Like you, your dog can enjoy reduced stress, eased discomfort and improved mobility and blood flow from massage. Be your furry friend’s dog massage therapist with these simple tips:
- Make sure your dog is calm and lying comfortably.
- Start the massage by using a simple compression technique. Place your dog’s leg between the palms of your hands and apply light pressure. Repeat this process moving down your dog’s leg from the shoulder to the paw. Be careful to note any tension you feel and any reaction that might indicate pain or discomfort. Then proceed by applying pressure hand over hand along your dog’s sides.
- Now move on to effleurage, small circular stroking movements with the palm of your hands. Start with your dog’s head and work your way to your dog’s tail using these small circular movements with light pressure. Avoid applying pressure directly to your dog’s spine, and continue to watch for signs of pain or discomfort.
- Next, use a kneading or rolling motion to focus on the areas of tension you found during the compression and effleurage parts of the massage. Use only light pressure, since you know these areas are sensitive.
- If you have the time and your dog permits, you can finish the massage with additional effleurage and/or compression.
- Remember, you need only apply light pressure and if your dog shows signs of discomfort (pulls their leg away from you, rapidly moves, or whimpers or yelps) stop the massage and seek treatment.
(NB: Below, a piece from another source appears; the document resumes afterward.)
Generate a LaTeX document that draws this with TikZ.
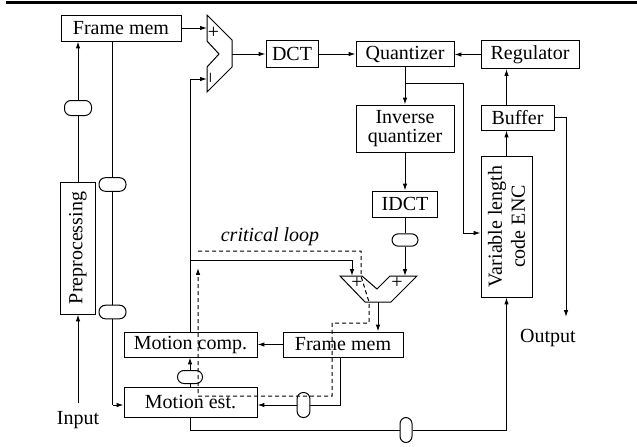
\documentclass[tikz,border=0pt]{standalone}
\usepackage{fontspec}
\setmainfont{Liberation Serif}
\usetikzlibrary{arrows.meta,calc}
\begin{document}
\begin{tikzpicture}[x=0.5pt,y=-0.5pt,line width=0.5pt,
  >={Latex[length=3.4pt,width=2.2pt]},
  box/.style={draw, inner sep=0pt, font=\fontsize{10}{12}\selectfont, align=center},
  oval/.style={draw, inner sep=0pt, rounded corners=3.2pt, minimum width=13.5pt, minimum height=6.8pt},
  voval/.style={draw, inner sep=0pt, rounded corners=3.1pt, minimum width=6.4pt, minimum height=12.5pt},
  sgn/.style={inner sep=0pt, font=\fontsize{10}{10}\selectfont},
  lbl/.style={inner sep=0pt, font=\fontsize{10}{12}\selectfont},
  loop/.style={dashed, dash pattern=on 2pt off 1.5pt}]
\useasboundingbox (0,0) rectangle (637,446);
% top rule
\draw[line width=1.3pt] (6,2.3) -- (637,2.3);
% boxes
\node[box, minimum width=60pt, minimum height=13pt] (fm1) at (121,28) {Frame mem};
\node[box, minimum width=26pt, minimum height=13.5pt] (dct) at (292,54) {DCT};
\node[box, minimum width=49pt, minimum height=12.5pt] (quant) at (405,54) {Quantizer};
\node[box, minimum width=49pt, minimum height=14pt] (reg) at (530,54.5) {Regulator};
\node[box, minimum width=36.5pt, minimum height=12.5pt] (buf) at (517.5,117.5) {Buffer};
\node[box, minimum width=49pt, minimum height=23.5pt, font=\fontsize{10}{9.2}\selectfont] (invq) at (405,128.5) {Inverse\\quantizer};
\node[box, minimum width=32.5pt, minimum height=13pt] (idct) at (405,204) {IDCT};
\node[box, rotate=90, minimum width=70.5pt, minimum height=25.5pt, font=\fontsize{10}{11.5}\selectfont] (vlc) at (506.5,226.5) {Variable length\\code ENC};
\node[box, rotate=90, minimum width=66pt, minimum height=17.5pt] (pre) at (78,248) {Preprocessing};
\node[box, minimum width=66.5pt, minimum height=12.5pt] (mc) at (190.5,344.5) {Motion comp.};
\node[box, minimum width=60pt, minimum height=12.5pt] (fm2) at (343,344.5) {Frame mem};
\node[box, minimum width=66.5pt, minimum height=15pt] (me) at (190.5,402) {Motion est.};
% subtractor
\draw (207,15) -- (232,40) -- (232,67) -- (207,92) -- (207,67) -- (219,54) -- (207,41) -- cycle;
\coordinate (subp) at (207,28);
\coordinate (subm) at (207,79);
\coordinate (subo) at (232,54);
\node[sgn] at (213.5,33) {+};
\node[sgn, rotate=90] at (213.5,78) {−};
% adder
\draw (340,276) -- (362,276) -- (377,289) -- (390,276) -- (417,276) -- (391,302) -- (365,302) -- cycle;
\coordinate (addl) at (352,276);
\coordinate (addr) at (405,276);
\coordinate (addo) at (378,302);
\node[sgn] at (357,283) {+};
\node[sgn] at (397,283) {+};
% ovals
\node[oval, minimum height=7.5pt] (ov5) at (78,108) {};
\node[oval] (ov6) at (112.5,184.5) {};
\node[oval] (ov7) at (112.5,312) {};
\node[oval, minimum width=13pt, minimum height=6.2pt] (ov1) at (405,240) {};
\node[oval, minimum width=12.5pt, minimum height=6.5pt] (ov2) at (190,377) {};
\node[voval] (ov3) at (303.5,405) {};
\node[voval, minimum width=6pt] (ov4) at (406,430) {};
% labels
\node[lbl] (inp) at (78,420) {Input};
\node[lbl] (outl) at (548,338) {Output};
\node[lbl, font=\fontsize{10}{12}\selectfont\itshape] (crit) at (270,237) {critical loop};
\coordinate (outend) at (566,317);
\coordinate (qb) at (405,83);
\coordinate (qc) at (463,233);
\coordinate (br) at (190,260);
\coordinate (c1) at (340,405);
\coordinate (c2) at (190,430);
\coordinate (c3) at (112.5,405);
\coordinate (inptop) at (78,403);
% connectors
\draw[->] (fm1.east) -- (subp);
\draw[->] (subo) -- (dct.west);
\draw[->] (dct.east) -- (quant.west);
\draw[->] (reg.west) -- (reg.west -| quant.east);
\draw[->] (vlc.east) -- (buf.south -| vlc.east);
\draw[->] (buf.north -| vlc.east) -- (reg.south -| vlc.east);
\draw[->] (buf.east) -| (outend);
\draw[->] (quant.south) -- (invq.north);
\draw[->] (qb) -| (qc) -- (qc -| vlc.north);
\draw[->] (invq.south) -- (idct.north);
\draw (idct.south) -- (ov1);
\draw[->] (ov1) -- (addr);
\draw[->] (addo) -- (addo |- fm2.north);
\draw[->] (fm2.west) -- (mc.east);
\draw[->] (mc.north -| br) -- (br |- subm) -- (subm);
\draw[->] (br) -| (addl);
\draw (me.north -| ov2) -- (ov2);
\draw[->] (ov2) -- (ov2 |- mc.south);
\draw (fm2.south -| c1) -- (c1) -- (ov3);
\draw[->] (ov3) -- (ov3 -| me.east);
\draw (me.south -| c2) -- (c2) -- (ov4);
\draw[->] (ov4) -| (vlc.west);
\draw[->] (inptop) -- (pre.west);
\draw (pre.east) -- (ov5);
\draw[->] (ov5) -- (ov5 |- fm1.south);
\draw (fm1.south -| c3) -- (ov6);
\draw (ov6) -- (ov7);
\draw (ov7) -- (c3);
\draw[->] (c3) -- (c3 -| me.west);
% critical loop
\draw[loop, ->] (198,251) -- (361,251) -- (361,276) -- (369,302) -- (369,323) -- (332,323) -- (332,396) -- (198,396) -- (198,268);
\end{tikzpicture}
\end{document}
Using these techniques regularly can create profound improvements in your dog’s health. You may see improvements in your dog’s activity level, a reduction in their stress, and improvements in the function of their immune system and overall health. Taking the time to massage your dog will allow you to identify any potential health issues early and with the help of your veterinarian get ahead of them. And don’t forget the greatest benefit. Making the effort to spend this quality time with your dog will strengthen the bond between you and your furry family member.